Given the multitude of problems associated with direct foreign involvement in negotiations after disputed outcomes, these local civil society actors may be more successful at ensuring peace and also bring important local ownership to electoral management. However, the international community will need to help organize and coordinate leaders and groups, as well as ensure that they are credible. Problems of coordination and independence bedeviled domestic monitoring efforts in Kenya. Coordinating civil society may not always prove easy or straight-forward, but it should be a vital aim of long-term observation missions.
Fourth, an important corollary of supporting civil society should be the deployment of a robust network of nation-wide domestic observers in the months before an election who report on human rights violations and violence before, during, and after electoral processes. Such data can be gathered systematically and mapped through Ushahidi’s crisis crowd-sourcing technology. This will provide civil society groups and monitors real-time data on hot spots to allow for quicker interventions to prevent further violence.
Given their commitment to governance reform and the promotion of democracy world-wide, Western donors can lend assistance to employ these simple techniques consistently across cases to increase the probability of legitimate elections and therefore reduce the likelihood of fraud and post-election violence.

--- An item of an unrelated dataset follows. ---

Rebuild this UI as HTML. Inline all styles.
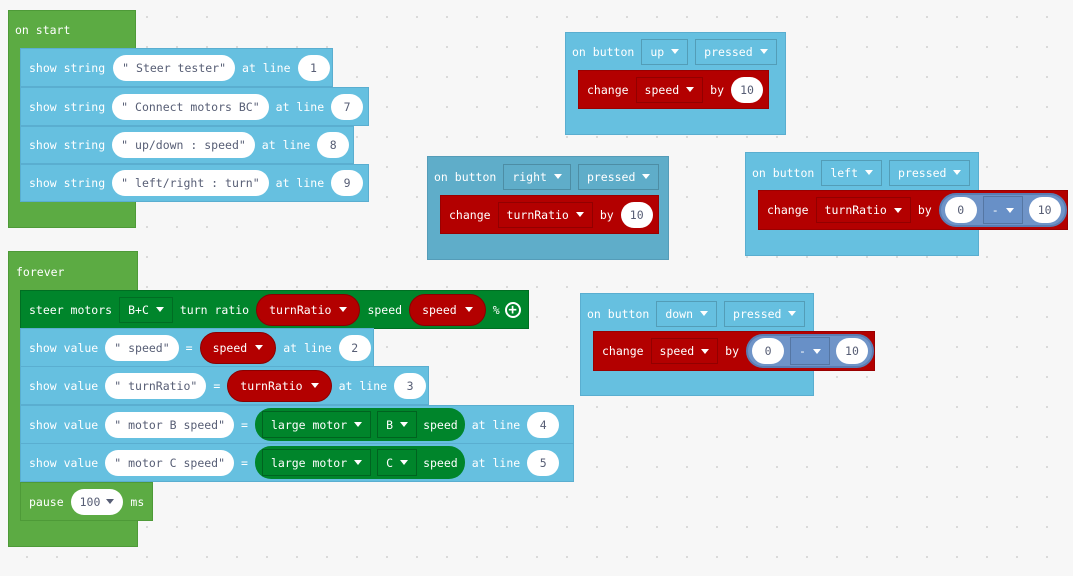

This no doubt serves the policy interests of the international community, but also the desire of citizens in emerging democracies to participate in free and fair elections.
James D. Long is a PhD candidate in Political Science at the University of California, San Diego and a 2009-10 Jennings Randolph Peace Scholar at the U.S. Institute of Peace. He writes on public opinion, voting behavior, electoral fraud, and violence in the developing world and has observed elections in Kenya, Ghana, and Afghanistan.